GOAL: Set down the material below word for word, excluding the pictures.

SOURCE EXCERPT:
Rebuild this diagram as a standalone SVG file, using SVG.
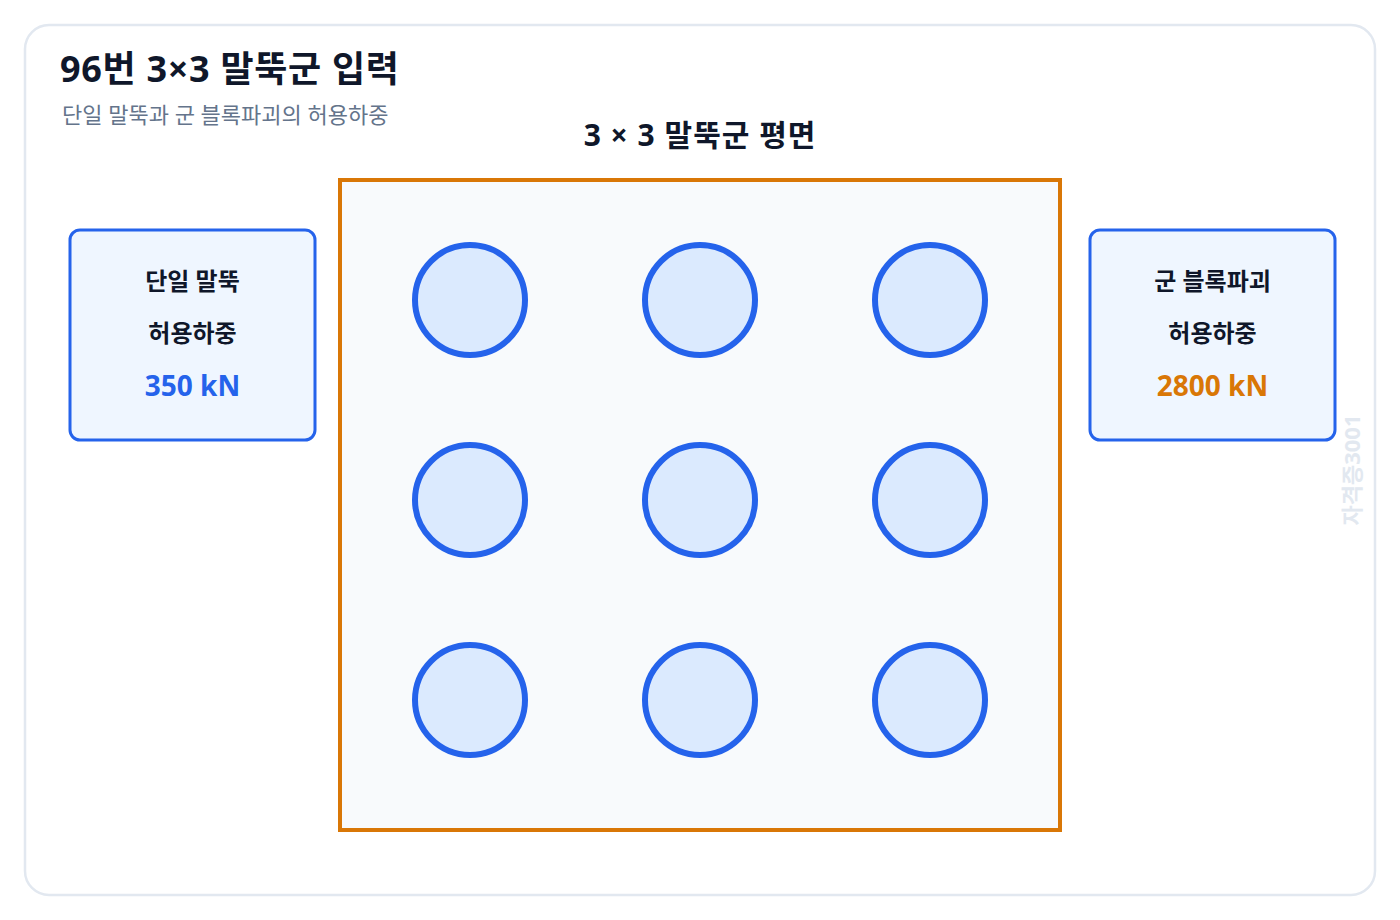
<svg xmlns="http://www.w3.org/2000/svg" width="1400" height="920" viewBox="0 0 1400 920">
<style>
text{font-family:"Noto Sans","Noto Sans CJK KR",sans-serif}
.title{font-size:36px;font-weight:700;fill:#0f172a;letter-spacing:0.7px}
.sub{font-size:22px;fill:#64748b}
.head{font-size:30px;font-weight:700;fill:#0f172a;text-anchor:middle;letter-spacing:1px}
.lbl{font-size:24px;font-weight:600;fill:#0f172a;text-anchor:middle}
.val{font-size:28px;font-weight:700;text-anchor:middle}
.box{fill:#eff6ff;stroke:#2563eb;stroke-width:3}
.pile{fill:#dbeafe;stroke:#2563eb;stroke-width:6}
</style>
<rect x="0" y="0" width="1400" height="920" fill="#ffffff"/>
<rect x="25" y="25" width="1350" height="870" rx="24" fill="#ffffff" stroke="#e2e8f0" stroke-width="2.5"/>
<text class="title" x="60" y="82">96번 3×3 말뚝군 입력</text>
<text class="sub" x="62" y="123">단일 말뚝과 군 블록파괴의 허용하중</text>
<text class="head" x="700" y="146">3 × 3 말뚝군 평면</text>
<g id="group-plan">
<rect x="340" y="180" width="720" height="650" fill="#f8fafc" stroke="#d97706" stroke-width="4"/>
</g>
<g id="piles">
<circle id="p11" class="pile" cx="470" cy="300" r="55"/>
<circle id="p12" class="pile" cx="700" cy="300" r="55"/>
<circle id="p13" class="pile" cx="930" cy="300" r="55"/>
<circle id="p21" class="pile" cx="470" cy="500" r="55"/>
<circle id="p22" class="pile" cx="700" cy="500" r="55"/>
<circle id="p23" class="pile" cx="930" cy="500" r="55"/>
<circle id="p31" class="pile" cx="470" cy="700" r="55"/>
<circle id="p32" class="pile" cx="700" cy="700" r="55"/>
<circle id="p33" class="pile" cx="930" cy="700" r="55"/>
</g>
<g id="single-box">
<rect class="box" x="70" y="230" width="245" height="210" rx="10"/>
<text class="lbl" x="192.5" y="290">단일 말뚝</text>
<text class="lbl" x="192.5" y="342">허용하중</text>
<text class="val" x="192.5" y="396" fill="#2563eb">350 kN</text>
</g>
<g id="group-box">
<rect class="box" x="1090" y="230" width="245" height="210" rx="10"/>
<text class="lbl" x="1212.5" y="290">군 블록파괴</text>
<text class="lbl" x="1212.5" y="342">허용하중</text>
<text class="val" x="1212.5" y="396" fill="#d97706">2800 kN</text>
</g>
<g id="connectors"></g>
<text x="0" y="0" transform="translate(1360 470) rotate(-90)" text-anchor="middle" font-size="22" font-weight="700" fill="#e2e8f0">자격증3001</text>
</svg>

TASK OUTPUT:
Rebuild this diagram as a standalone SVG file, using SVG.
<svg xmlns="http://www.w3.org/2000/svg" width="1400" height="920" viewBox="0 0 1400 920">
<style>
text{font-family:"Noto Sans","Noto Sans CJK KR",sans-serif}
.title{font-size:36px;font-weight:700;fill:#0f172a;letter-spacing:0.7px}
.sub{font-size:22px;fill:#64748b}
.head{font-size:30px;font-weight:700;fill:#0f172a;text-anchor:middle;letter-spacing:1px}
.lbl{font-size:24px;font-weight:600;fill:#0f172a;text-anchor:middle}
.val{font-size:28px;font-weight:700;text-anchor:middle}
.box{fill:#eff6ff;stroke:#2563eb;stroke-width:3}
.pile{fill:#dbeafe;stroke:#2563eb;stroke-width:6}
</style>
<rect x="0" y="0" width="1400" height="920" fill="#ffffff"/>
<rect x="25" y="25" width="1350" height="870" rx="24" fill="#ffffff" stroke="#e2e8f0" stroke-width="2.5"/>
<text class="title" x="60" y="82">96번 3×3 말뚝군 입력</text>
<text class="sub" x="62" y="123">단일 말뚝과 군 블록파괴의 허용하중</text>
<text class="head" x="700" y="146">3 × 3 말뚝군 평면</text>
<g id="group-plan">
<rect x="340" y="180" width="720" height="650" fill="#f8fafc" stroke="#d97706" stroke-width="4"/>
</g>
<g id="piles">
<circle id="p11" class="pile" cx="470" cy="300" r="55"/>
<circle id="p12" class="pile" cx="700" cy="300" r="55"/>
<circle id="p13" class="pile" cx="930" cy="300" r="55"/>
<circle id="p21" class="pile" cx="470" cy="500" r="55"/>
<circle id="p22" class="pile" cx="700" cy="500" r="55"/>
<circle id="p23" class="pile" cx="930" cy="500" r="55"/>
<circle id="p31" class="pile" cx="470" cy="700" r="55"/>
<circle id="p32" class="pile" cx="700" cy="700" r="55"/>
<circle id="p33" class="pile" cx="930" cy="700" r="55"/>
</g>
<g id="single-box">
<rect class="box" x="70" y="230" width="245" height="210" rx="10"/>
<text class="lbl" x="192.5" y="290">단일 말뚝</text>
<text class="lbl" x="192.5" y="342">허용하중</text>
<text class="val" x="192.5" y="396" fill="#2563eb">350 kN</text>
</g>
<g id="group-box">
<rect class="box" x="1090" y="230" width="245" height="210" rx="10"/>
<text class="lbl" x="1212.5" y="290">군 블록파괴</text>
<text class="lbl" x="1212.5" y="342">허용하중</text>
<text class="val" x="1212.5" y="396" fill="#d97706">2800 kN</text>
</g>
<g id="connectors"></g>
<text x="0" y="0" transform="translate(1360 470) rotate(-90)" text-anchor="middle" font-size="22" font-weight="700" fill="#e2e8f0">자격증3001</text>
</svg>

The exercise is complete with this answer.